Figure scripts:
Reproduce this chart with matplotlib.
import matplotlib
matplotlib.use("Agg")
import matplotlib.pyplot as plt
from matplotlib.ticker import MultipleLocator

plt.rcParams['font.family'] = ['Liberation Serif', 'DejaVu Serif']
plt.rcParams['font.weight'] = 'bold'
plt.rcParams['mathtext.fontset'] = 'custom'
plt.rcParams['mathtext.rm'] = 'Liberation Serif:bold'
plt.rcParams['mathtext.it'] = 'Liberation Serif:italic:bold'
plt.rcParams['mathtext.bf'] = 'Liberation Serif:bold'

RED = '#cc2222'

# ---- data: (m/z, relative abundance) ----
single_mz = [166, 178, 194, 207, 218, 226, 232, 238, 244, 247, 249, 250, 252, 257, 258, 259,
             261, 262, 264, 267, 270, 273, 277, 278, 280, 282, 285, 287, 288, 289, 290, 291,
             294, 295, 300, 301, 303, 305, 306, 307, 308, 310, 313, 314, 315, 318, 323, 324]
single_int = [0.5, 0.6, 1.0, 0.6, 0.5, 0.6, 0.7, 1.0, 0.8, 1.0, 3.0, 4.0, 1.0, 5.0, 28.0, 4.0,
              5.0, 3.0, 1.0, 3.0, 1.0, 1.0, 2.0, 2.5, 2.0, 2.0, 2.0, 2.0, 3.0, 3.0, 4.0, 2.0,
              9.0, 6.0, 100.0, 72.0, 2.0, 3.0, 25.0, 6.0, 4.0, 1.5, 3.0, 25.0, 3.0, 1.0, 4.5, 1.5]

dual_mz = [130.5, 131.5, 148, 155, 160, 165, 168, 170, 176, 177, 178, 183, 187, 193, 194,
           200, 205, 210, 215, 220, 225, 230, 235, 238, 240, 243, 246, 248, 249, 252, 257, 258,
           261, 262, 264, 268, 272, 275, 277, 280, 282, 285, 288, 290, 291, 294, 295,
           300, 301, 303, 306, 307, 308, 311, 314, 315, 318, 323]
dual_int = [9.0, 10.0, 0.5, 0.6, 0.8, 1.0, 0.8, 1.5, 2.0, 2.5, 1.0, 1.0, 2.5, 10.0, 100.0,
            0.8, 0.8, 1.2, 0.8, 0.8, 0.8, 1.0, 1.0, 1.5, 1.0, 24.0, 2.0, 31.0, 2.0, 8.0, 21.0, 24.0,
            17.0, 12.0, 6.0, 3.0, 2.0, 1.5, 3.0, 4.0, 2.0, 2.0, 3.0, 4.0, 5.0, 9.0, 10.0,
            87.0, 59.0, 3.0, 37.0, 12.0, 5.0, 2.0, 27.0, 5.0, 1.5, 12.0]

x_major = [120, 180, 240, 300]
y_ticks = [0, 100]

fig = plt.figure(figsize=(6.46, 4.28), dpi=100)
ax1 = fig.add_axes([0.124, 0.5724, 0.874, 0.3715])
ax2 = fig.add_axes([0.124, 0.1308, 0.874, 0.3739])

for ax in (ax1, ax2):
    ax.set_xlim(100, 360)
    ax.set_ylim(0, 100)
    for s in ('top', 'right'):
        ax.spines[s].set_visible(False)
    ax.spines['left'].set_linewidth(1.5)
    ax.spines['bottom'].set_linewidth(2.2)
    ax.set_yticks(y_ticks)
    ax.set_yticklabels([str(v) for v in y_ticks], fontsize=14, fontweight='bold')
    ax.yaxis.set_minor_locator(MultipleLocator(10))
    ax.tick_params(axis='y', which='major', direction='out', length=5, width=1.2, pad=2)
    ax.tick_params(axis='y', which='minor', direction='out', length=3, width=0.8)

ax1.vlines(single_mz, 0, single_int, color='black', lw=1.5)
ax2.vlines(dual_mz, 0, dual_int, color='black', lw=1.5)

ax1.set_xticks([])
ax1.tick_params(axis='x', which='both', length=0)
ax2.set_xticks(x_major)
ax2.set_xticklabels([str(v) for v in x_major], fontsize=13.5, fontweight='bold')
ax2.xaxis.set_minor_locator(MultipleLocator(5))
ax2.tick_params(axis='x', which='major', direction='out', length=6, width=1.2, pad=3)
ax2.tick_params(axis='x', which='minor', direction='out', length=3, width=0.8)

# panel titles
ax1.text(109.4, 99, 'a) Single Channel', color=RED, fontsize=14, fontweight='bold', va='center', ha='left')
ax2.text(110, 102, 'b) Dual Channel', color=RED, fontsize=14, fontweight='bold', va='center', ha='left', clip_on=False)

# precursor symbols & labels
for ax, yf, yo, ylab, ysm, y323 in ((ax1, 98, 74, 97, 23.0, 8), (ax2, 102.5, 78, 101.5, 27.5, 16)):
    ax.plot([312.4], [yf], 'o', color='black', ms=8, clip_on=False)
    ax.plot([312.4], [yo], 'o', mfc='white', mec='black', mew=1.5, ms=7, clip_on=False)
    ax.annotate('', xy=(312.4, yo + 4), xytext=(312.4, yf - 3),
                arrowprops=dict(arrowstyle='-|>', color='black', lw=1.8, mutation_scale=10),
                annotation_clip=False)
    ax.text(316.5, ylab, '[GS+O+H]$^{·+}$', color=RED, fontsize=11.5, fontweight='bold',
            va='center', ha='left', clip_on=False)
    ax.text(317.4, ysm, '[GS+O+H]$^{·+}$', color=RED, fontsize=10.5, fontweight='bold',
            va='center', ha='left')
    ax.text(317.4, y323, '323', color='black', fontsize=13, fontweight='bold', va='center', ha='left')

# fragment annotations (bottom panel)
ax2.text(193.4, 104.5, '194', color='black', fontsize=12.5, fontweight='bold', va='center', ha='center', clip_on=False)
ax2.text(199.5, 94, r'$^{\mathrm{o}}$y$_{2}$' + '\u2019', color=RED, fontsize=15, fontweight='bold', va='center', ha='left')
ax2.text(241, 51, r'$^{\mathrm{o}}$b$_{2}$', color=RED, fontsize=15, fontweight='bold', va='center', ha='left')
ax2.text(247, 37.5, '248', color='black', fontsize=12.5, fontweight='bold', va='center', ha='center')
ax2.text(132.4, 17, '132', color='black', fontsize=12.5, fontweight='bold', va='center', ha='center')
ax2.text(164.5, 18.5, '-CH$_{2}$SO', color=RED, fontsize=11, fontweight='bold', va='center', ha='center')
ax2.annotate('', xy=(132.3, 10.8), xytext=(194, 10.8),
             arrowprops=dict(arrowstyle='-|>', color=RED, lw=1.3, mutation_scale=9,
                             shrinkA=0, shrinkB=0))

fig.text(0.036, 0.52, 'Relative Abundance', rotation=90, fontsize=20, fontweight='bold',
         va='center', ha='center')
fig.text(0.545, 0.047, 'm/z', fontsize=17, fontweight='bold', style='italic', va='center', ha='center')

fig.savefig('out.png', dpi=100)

---

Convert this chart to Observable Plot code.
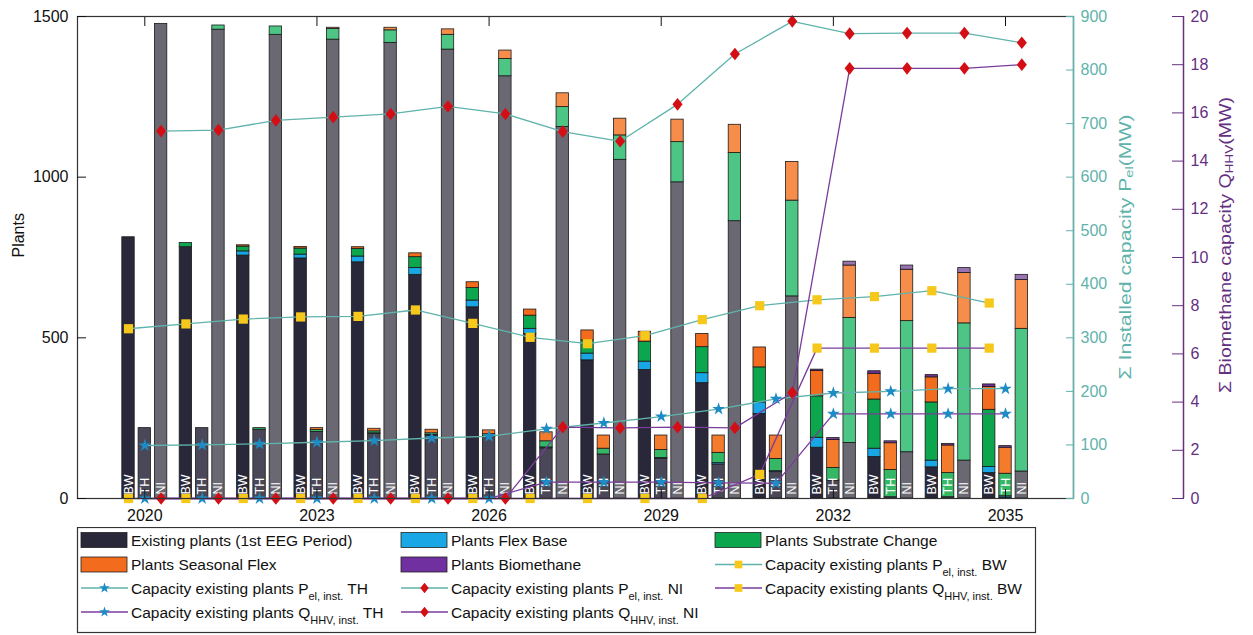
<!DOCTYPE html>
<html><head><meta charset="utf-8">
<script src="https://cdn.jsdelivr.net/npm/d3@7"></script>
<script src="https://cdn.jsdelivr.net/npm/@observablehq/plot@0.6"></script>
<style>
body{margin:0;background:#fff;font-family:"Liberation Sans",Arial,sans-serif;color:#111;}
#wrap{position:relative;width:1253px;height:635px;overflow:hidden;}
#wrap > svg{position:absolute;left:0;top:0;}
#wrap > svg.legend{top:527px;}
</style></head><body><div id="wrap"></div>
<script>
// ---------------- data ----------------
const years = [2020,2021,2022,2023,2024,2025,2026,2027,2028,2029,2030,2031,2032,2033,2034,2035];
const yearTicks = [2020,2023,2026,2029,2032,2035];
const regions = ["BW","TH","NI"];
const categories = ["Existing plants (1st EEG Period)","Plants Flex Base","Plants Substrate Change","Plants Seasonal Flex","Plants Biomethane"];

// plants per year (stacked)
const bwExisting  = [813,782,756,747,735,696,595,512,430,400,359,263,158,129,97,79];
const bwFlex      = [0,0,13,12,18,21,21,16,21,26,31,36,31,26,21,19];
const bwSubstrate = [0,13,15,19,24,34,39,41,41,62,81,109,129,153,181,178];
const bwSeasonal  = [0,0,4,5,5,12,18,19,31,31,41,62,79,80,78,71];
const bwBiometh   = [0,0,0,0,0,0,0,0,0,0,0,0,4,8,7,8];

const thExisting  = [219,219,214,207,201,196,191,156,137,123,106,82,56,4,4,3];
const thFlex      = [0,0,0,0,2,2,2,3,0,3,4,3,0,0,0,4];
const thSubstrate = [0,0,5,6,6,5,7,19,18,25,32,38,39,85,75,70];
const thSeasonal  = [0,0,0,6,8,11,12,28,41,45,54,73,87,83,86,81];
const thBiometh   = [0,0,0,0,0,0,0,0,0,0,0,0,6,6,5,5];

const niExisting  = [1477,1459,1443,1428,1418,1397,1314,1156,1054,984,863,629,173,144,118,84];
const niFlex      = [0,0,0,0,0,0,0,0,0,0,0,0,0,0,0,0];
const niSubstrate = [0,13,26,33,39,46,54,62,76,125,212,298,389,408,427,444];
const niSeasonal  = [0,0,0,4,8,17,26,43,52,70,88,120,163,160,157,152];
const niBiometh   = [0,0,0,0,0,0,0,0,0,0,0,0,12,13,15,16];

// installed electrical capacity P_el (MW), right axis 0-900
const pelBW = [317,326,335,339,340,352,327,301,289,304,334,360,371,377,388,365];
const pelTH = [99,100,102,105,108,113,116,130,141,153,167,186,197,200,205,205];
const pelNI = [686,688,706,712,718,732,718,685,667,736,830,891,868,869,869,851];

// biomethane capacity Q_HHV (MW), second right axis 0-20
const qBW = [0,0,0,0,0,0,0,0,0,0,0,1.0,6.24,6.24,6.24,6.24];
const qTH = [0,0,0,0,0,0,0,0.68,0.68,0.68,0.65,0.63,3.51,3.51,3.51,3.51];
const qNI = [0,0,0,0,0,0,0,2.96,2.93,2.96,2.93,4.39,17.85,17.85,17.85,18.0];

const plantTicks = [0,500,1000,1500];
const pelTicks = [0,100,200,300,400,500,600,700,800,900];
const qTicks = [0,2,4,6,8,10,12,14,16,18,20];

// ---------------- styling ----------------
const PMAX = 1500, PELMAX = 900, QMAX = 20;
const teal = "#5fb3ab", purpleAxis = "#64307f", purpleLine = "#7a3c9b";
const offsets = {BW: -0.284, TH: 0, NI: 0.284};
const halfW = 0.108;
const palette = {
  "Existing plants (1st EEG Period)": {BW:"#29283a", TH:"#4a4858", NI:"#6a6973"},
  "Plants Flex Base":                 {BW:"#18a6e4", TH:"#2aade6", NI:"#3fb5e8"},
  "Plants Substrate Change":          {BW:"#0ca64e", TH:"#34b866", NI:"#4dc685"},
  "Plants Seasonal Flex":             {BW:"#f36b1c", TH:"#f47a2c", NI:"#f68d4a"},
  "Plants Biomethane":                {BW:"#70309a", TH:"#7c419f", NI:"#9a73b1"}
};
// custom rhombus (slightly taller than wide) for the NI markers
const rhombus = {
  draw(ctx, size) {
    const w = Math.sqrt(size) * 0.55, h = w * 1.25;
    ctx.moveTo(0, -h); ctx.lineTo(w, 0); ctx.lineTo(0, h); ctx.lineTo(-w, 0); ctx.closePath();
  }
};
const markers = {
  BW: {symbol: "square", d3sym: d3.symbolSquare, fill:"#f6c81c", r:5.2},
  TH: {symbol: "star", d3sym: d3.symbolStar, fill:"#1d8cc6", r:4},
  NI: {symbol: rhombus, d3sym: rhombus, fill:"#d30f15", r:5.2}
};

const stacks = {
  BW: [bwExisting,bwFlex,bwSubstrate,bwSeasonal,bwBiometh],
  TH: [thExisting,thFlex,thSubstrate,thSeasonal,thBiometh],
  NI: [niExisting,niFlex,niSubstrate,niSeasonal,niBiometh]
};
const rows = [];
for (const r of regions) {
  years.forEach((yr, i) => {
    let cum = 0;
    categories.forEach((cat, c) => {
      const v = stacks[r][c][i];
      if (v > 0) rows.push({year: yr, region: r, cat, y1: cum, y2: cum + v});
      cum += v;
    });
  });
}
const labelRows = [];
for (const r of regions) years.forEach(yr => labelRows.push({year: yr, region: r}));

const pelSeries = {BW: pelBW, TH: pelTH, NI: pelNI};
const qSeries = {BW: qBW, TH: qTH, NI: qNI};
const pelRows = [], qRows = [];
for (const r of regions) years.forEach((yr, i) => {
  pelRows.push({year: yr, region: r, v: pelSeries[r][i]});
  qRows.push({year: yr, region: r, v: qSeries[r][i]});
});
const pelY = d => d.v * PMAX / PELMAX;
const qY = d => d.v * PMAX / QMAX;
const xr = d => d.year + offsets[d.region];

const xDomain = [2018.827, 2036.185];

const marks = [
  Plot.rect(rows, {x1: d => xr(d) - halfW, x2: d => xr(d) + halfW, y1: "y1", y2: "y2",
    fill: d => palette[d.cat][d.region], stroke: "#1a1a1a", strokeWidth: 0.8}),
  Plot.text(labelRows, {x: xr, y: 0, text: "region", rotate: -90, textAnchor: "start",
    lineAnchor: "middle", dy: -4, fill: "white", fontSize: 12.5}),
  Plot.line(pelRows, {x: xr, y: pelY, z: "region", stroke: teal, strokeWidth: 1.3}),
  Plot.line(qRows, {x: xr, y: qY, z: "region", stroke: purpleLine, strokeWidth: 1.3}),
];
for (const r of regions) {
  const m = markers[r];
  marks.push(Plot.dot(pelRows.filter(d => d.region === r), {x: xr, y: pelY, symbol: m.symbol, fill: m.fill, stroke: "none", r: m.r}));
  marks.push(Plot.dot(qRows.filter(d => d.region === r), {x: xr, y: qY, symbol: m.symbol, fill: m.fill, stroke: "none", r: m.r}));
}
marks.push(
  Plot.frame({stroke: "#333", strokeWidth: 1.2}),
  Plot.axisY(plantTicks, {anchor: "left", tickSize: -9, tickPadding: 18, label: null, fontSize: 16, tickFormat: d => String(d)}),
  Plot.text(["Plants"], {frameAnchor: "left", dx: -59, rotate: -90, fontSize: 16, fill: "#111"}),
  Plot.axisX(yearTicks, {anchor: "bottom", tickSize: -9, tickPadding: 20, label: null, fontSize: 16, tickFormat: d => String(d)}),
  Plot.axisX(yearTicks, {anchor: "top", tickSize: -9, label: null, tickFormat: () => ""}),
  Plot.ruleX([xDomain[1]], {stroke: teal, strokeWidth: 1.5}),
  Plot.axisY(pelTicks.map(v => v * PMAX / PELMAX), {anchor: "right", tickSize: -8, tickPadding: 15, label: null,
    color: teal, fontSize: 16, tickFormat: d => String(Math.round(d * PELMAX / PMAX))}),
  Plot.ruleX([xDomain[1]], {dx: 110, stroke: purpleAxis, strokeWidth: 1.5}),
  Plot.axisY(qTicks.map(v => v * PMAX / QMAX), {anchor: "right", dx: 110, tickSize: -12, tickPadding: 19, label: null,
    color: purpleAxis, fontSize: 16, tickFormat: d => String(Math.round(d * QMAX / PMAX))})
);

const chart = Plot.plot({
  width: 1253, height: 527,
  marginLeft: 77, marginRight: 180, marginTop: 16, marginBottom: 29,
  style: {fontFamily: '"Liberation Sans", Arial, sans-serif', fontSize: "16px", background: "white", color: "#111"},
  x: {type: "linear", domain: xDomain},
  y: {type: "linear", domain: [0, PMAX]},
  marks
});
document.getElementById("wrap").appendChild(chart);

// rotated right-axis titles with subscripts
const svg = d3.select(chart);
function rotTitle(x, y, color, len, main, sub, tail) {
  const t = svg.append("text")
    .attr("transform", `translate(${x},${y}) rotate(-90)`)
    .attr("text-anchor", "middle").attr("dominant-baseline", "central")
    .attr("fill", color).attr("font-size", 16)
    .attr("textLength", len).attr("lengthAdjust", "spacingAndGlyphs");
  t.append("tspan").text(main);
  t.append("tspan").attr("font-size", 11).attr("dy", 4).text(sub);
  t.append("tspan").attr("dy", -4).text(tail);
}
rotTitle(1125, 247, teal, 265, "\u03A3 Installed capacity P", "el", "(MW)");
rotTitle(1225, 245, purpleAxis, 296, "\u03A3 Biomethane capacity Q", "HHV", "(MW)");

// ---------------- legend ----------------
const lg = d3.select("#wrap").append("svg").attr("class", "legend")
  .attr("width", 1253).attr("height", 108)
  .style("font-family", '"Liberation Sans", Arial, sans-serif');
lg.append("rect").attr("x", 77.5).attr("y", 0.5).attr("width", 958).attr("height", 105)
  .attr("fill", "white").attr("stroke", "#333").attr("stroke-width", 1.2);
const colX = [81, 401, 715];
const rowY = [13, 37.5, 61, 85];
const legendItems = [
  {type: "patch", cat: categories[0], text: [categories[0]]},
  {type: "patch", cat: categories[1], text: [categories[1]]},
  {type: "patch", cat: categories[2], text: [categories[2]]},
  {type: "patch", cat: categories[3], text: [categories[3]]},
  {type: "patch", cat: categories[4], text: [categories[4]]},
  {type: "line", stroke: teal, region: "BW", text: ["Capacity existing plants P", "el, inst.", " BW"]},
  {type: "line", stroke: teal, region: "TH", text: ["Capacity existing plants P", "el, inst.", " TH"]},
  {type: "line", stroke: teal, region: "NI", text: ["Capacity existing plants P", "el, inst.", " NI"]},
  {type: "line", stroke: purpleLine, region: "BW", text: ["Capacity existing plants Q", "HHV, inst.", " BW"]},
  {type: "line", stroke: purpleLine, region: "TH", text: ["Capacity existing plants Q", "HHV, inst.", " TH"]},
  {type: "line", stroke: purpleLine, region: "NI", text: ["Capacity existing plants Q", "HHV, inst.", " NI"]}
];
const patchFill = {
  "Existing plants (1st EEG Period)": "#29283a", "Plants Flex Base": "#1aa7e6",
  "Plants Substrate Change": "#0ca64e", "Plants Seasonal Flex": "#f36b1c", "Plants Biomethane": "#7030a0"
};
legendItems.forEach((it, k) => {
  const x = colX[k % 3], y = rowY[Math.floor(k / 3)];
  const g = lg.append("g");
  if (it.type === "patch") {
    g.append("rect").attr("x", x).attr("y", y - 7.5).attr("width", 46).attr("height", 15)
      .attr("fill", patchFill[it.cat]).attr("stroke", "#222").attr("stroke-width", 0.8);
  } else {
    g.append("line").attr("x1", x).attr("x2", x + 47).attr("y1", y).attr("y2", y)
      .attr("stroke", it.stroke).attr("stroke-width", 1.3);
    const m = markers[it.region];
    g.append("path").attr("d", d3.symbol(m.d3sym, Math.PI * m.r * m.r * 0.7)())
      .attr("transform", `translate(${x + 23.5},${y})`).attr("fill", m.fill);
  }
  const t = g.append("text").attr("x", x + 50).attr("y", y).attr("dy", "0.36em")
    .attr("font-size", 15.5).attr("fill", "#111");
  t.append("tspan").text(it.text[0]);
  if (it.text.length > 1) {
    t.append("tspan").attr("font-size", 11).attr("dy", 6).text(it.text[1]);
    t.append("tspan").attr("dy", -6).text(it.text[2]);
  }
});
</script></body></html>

▸ **What to do**: Give again only the lines from the one bearing "Reproduce this chart with matplotlib." through the one bearing "1.0, 4.5, 1.5]", exactly as they stand.

▸ **Written reply**:
Reproduce this chart with matplotlib.
import matplotlib
matplotlib.use("Agg")
import matplotlib.pyplot as plt
from matplotlib.ticker import MultipleLocator

plt.rcParams['font.family'] = ['Liberation Serif', 'DejaVu Serif']
plt.rcParams['font.weight'] = 'bold'
plt.rcParams['mathtext.fontset'] = 'custom'
plt.rcParams['mathtext.rm'] = 'Liberation Serif:bold'
plt.rcParams['mathtext.it'] = 'Liberation Serif:italic:bold'
plt.rcParams['mathtext.bf'] = 'Liberation Serif:bold'

RED = '#cc2222'

# ---- data: (m/z, relative abundance) ----
single_mz = [166, 178, 194, 207, 218, 226, 232, 238, 244, 247, 249, 250, 252, 257, 258, 259,
             261, 262, 264, 267, 270, 273, 277, 278, 280, 282, 285, 287, 288, 289, 290, 291,
             294, 295, 300, 301, 303, 305, 306, 307, 308, 310, 313, 314, 315, 318, 323, 324]
single_int = [0.5, 0.6, 1.0, 0.6, 0.5, 0.6, 0.7, 1.0, 0.8, 1.0, 3.0, 4.0, 1.0, 5.0, 28.0, 4.0,
              5.0, 3.0, 1.0, 3.0, 1.0, 1.0, 2.0, 2.5, 2.0, 2.0, 2.0, 2.0, 3.0, 3.0, 4.0, 2.0,
              9.0, 6.0, 100.0, 72.0, 2.0, 3.0, 25.0, 6.0, 4.0, 1.5, 3.0, 25.0, 3.0, 1.0, 4.5, 1.5]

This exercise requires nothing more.